The following amendments will provide clarity to people administering corrective services. The bill clarifies that an offender who performs periodic detention for a detention period which is two days each week is taken to have served seven days of the offender’s full-time sentence of imprisonment. This will provide clarity, for example, in circumstances where the detainee fails to attend some detention periods and the court is re-sentencing the offender and wants to take into account how much of the sentence the detainee has already served. This confirms the original intention of the law on how periodic detention is calculated.

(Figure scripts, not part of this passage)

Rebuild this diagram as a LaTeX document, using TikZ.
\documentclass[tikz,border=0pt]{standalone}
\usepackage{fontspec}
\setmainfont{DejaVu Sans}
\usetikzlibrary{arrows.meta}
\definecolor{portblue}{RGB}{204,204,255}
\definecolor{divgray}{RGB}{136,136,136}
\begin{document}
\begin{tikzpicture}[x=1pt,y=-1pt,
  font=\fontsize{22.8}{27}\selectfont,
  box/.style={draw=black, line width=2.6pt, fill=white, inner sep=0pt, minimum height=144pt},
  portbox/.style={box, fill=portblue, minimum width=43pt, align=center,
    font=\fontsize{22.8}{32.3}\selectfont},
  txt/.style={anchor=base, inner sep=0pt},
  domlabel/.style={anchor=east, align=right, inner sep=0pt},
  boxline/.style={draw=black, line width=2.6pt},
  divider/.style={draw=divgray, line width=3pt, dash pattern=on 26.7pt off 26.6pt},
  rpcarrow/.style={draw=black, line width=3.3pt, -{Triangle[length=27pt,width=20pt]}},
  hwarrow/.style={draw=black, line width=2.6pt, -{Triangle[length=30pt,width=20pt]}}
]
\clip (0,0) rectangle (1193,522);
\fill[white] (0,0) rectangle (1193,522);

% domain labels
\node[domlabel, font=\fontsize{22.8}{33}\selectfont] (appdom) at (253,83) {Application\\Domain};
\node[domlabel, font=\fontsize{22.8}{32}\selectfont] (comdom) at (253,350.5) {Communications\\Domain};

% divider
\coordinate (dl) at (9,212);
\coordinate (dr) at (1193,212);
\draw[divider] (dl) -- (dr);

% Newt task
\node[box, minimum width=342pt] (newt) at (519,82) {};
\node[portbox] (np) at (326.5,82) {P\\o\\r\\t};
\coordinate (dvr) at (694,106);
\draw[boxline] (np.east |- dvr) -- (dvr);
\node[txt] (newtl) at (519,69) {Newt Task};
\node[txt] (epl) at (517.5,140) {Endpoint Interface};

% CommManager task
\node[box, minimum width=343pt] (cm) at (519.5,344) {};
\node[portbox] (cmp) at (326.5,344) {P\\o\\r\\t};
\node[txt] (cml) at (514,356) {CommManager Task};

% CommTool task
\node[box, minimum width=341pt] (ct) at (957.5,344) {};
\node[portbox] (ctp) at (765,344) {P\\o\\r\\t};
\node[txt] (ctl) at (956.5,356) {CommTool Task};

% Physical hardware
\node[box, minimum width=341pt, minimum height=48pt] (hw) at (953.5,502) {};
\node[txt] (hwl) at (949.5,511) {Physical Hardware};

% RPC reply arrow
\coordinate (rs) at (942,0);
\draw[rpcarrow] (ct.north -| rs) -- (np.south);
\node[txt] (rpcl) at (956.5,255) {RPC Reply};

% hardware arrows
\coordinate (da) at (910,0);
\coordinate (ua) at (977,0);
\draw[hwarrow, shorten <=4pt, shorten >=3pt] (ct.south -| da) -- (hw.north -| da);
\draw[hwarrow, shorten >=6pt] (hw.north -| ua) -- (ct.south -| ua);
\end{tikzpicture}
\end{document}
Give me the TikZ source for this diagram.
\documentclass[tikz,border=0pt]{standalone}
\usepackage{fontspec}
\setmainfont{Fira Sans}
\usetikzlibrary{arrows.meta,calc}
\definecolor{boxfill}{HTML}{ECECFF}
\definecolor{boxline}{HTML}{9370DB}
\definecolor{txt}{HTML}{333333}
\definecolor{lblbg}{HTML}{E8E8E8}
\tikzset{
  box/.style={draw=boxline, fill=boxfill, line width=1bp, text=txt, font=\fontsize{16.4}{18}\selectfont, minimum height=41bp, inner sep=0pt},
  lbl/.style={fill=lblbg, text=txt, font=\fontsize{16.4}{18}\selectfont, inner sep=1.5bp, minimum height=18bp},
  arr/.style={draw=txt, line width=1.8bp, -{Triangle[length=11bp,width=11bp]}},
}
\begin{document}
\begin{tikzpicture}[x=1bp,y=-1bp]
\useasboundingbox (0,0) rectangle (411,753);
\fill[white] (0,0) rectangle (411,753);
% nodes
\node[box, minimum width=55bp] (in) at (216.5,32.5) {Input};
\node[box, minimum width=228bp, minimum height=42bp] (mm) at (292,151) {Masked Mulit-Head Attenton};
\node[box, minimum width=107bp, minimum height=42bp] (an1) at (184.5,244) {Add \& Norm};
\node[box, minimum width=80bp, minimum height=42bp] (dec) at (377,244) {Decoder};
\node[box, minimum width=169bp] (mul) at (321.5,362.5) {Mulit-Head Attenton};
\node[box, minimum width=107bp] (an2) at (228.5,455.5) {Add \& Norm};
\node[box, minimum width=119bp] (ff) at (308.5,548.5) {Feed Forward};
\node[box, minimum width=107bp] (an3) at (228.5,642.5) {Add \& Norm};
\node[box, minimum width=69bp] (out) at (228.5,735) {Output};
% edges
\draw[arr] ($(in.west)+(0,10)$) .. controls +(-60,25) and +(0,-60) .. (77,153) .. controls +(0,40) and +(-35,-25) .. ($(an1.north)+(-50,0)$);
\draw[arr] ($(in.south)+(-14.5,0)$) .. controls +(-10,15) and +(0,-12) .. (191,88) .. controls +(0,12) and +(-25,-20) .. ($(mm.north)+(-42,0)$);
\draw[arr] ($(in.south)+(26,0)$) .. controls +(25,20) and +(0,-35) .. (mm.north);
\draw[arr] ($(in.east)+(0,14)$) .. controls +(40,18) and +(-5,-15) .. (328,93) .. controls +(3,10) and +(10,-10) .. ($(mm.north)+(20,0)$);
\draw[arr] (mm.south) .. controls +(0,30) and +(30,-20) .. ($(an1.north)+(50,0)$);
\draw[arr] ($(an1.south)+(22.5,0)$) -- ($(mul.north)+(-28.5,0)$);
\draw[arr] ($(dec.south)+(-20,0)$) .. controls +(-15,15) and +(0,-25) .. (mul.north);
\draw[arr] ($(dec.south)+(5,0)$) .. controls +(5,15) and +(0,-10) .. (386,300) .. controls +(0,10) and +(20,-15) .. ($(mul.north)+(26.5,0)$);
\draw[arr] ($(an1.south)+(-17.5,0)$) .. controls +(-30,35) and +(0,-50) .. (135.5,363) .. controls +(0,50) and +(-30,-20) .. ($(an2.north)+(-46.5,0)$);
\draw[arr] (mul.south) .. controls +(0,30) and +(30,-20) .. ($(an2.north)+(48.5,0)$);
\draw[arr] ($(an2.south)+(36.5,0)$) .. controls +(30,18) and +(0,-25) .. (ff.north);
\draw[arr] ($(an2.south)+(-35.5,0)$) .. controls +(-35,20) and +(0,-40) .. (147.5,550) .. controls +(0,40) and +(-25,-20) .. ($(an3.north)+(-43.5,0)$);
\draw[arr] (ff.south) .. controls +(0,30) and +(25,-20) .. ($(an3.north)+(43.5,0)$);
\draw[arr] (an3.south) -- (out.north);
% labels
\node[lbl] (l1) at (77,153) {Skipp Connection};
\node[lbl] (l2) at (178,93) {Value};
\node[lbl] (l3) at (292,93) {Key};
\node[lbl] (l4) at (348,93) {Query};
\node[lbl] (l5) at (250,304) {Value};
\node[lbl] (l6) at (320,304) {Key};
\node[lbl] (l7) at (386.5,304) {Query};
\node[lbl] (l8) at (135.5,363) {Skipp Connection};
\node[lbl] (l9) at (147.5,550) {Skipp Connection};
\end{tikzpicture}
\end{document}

The bill clarifies that when the Sentence Administration Board is determining whether an offender is unlikely to be able to serve the remainder of their periodic detention the board only needs to consider the offender’s health or any exceptional circumstances, not both. This ensures that, where appropriate, grounds of health alone or other exceptional circumstances alone are sufficient for determining that periodic detention is unsuitable for the particular offender. In essence, this gives effect to the original intention of the provision ensuring that people are not required to continue to serve their sentence of imprisonment by periodic detention where the detainee has become unable to serve their sentence in such a way. This amendment also brings the considerations that the board must have into line with other parts of the act.
An offender may be released on licence under chapter 13 of the Crimes (Sentencing Administration) Act 2005. The bill clarifies that corrections officers are required to report a breach of licence obligations by an offender who is serving a sentence of life imprisonment. This has been previously unclear in relation to this type of offender. The bill clarifies that a sentencing court only needs to provide a copy of a pre-sentence report to parties at least two working days before the offender is sentenced if the court itself receives the report in this time frame. Previously the court has been obliged to provide copies two days before sentencing whether or not the court has actually received the copies. This placed the court in an impossible position at times. Should any party consider it has had insufficient time to consider a report for sentencing it of course remains open to the parties to seek from the court an extension of time for preparation.
Also the bill clarifies that when the Sentence Administration Board gives a document to an offender or other person this includes both physical and oral disclosure of the information in the document. This amendment allows the board to give full effect to requirements to not disclose information in certain circumstances, ensuring that where appropriate documents remain confidential.